Merger of Brazilian healthcare giants greenlit

Here’s a free sample of a news article first published in January 2022. Members get exclusive news like this together with the opportunity to research more deeply by exploring our Market Report which covers the Hospitals sector in more than forty countries and by reviewing the dedicated profile entries of players such as Hapvida and GNDI.


Two giants of Brazilian healthcare, listed HMOs Hapvida Participacoes e Investimentos SA and Grupo Notre Dame Intermedica Participacoes (GNDI), have received approval to merge from the country’s antitrust authority CADE. The merger will create the country’s biggest provider of health insurance policies, with around a 20% share of the for-profit market by number of users, and a 10% share of revenue.

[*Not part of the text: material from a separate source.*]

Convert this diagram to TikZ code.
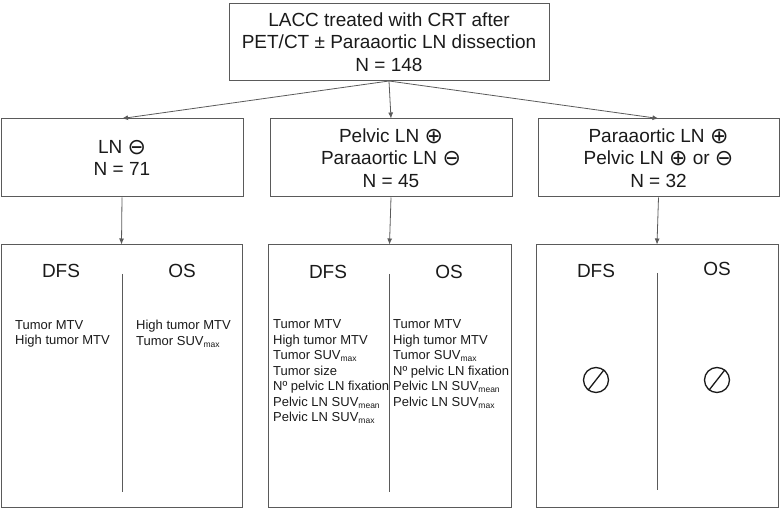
\documentclass[tikz,border=0pt]{standalone}
\usepackage{fontspec}
\setmainfont{Liberation Sans}
\newfontfamily\symfont{DejaVu Sans}
\usetikzlibrary{arrows.meta}
\definecolor{linec}{HTML}{5A5A5A}
\definecolor{textc}{HTML}{1A1A1A}
\newcommand\subs[1]{\raisebox{-0.3ex}{\fontsize{8.5}{8.5}\selectfont #1}}
\newcommand\cplus{\raisebox{-1pt}{\symfont\fontsize{22}{22}\selectfont ⊕}}
\newcommand\cminus{\raisebox{-1pt}{\symfont\fontsize{22}{22}\selectfont ⊖}}
\tikzset{
  box/.style={draw=linec, line width=1pt, align=center, text=textc, inner sep=0pt,
    font=\fontsize{19}{22.5}\selectfont},
  arr/.style={draw=linec, line width=0.8pt, -{Latex[length=6pt,width=5pt]}},
  divider/.style={draw=linec, line width=0.9pt},
  head/.style={anchor=base, text=textc, inner sep=0pt, font=\fontsize{19}{22}\selectfont},
  items/.style={anchor=north west, align=left, text=textc, inner sep=0pt,
    font=\fontsize{13}{15.5}\selectfont},
  nullset/.style={draw=textc, circle, line width=1.3pt, minimum size=25pt, inner sep=0pt}
}
\begin{document}
\begin{tikzpicture}[x=1pt,y=-1pt]
\useasboundingbox (0,0) rectangle (780,510);
% top box
\node[box, minimum width=320pt, minimum height=77pt] (top) at (389,42)
  {LACC treated with CRT after\\PET/CT ± Paraaortic LN dissection\\N = 148};
% row 2
\node[box, minimum width=242pt, minimum height=78pt] (ra) at (122,158)
  {LN \cminus\\N = 71};
\node[box, minimum width=242pt, minimum height=78pt] (rb) at (391,158)
  {Pelvic LN \cplus\\Paraaortic LN \cminus\\N = 45};
\node[box, minimum width=241pt, minimum height=78pt] (rc) at (658.5,158)
  {Paraaortic LN \cplus\\Pelvic LN \cplus{} or \cminus\\N = 32};
% row 3
\node[box, minimum width=241pt, minimum height=263pt] (sa) at (121.5,376.5) {};
\node[box, minimum width=243pt, minimum height=263pt] (sb) at (389.5,376.5) {};
\node[box, minimum width=242pt, minimum height=263pt] (sc) at (657,376.5) {};
% connectors
\draw[arr] (top.south) -- (ra.north);
\draw[arr] (top.south) -- (rb.north);
\draw[arr] (top.south) -- (rc.north);
\draw[arr] (ra.south) -- (sa.north);
\draw[arr] (rb.south) -- (sb.north);
\draw[arr] (rc.south) -- (sc.north);
% dividers
\draw[divider] (122,274) -- (122,492);
\draw[divider] (389,274) -- (389,492);
\draw[divider] (657,273) -- (657,490);
% headers
\node[head] (ha1) at (61,278) {DFS};
\node[head] (ha2) at (182,278) {OS};
\node[head] (hb1) at (328,279) {DFS};
\node[head] (hb2) at (449,279) {OS};
\node[head] (hc1) at (596,278) {DFS};
\node[head] (hc2) at (717,276) {OS};
% items
\node[items] (ia1) at (15,320) {Tumor MTV\\High tumor MTV};
\node[items] (ia2) at (136,320) {High tumor MTV\\Tumor SUV\subs{max}};
\node[items] (ib1) at (273,319.5) {Tumor MTV\\High tumor MTV\\Tumor SUV\subs{max}\\Tumor size\\Nº pelvic LN fixation\\Pelvic LN SUV\subs{mean}\\Pelvic LN SUV\subs{max}};
\node[items] (ib2) at (393,319.5) {Tumor MTV\\High tumor MTV\\Tumor SUV\subs{max}\\Nº pelvic LN fixation\\Pelvic LN SUV\subs{mean}\\Pelvic LN SUV\subs{max}};
% empty sets
\node[nullset] (n1) at (596,380) {};
\node[nullset] (n2) at (717,380) {};
\draw[draw=textc, line width=1.3pt] (n1.232) -- (n1.52);
\draw[draw=textc, line width=1.3pt] (n2.232) -- (n2.52);
\end{tikzpicture}
\end{document}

Shares in both companies rose on Thursday morning last week, after the announcement by Hapvida that the Brazilian authorities had approved the merger with no restrictions. Shares in GNDI leapt 7.6%, to 68.84 reais (€10.89), and in Hapvida they were up by 6.3%, to 12.07 reais (€1.91). But though this is clearly a positive move for both companies, shares in both were down 12% since early December.

A source in Brazil tells HBI the new group is likely to be able to make significant savings on medical supplies, equipment capex and general and administrative expenses, and looks set to dominate a fragile market where the public system is continuing to buckle under the additional pressures of COVID, but it will not be all plain sailing.

The source explains: “The stock prices took a hit before the merger, and one explanation is this is due to a new COVID/influenza surge. The approval of the merger was the easy part, now comes the integration and it will not be easy; the assets they own and the regions they operate in are very different. Hapvida are in the north-east of the country and GNDI in the south. In my opinion, the synergies have been overestimated by the market, as usual. Should it try, the new group will not be able to force northeast costs and a lower service standards to other regions of Brazil. And to make matters a bit more complicated, the Hapivida family still controls the company and may see it as a family business, so they may have a way to go on governance as well.

“Hapvida knows how to operate well in the poorer, northeast regions of Brazil, where in my experience the demands for quality service are lower because the only alternative is the public system. But it is already suffering from demands for better services by patients and physicians in some cities, and they will certainly have higher costs in several states even after the pandemics. And if you keep pressuring physician groups too much to cut costs, they can stop working for you.”

The merger between the rival insurers/hospital operators will see GNDI shares incorporated into Hapvida’s shares. Intermedica shareholders will receive up to R$4bn ($720m) in and the balance in shares. Hapvida shareholders will hold a 53.6% equity stake in the new business, and GNDI shareholders will hold a 46.4% stake. The combined company will have over eight million clients and own 70 hospitals across the country.

The source predicts: “You can’t overestimate the impact of this merger on Brazilian healthcare. This will have a country-wide impact. It’s going to be hard for anyone to compete with this centralised HMO. All the ‘big’ players other than these two, they all have a 10bn reais (€1.58bn) valuation, and have suddenly become a lot smaller compared to this giant, which is ten times bigger. They risk becoming M&A targets themselves.”

While in other countries the sheer scale of the combined group might have called its approval into question, HBI understands that the public system in Brazil is under so much pressure that any large business available to help relieve the burden – even a potentially monopolistic one – is not going to be scrutinised or criticised too heavily.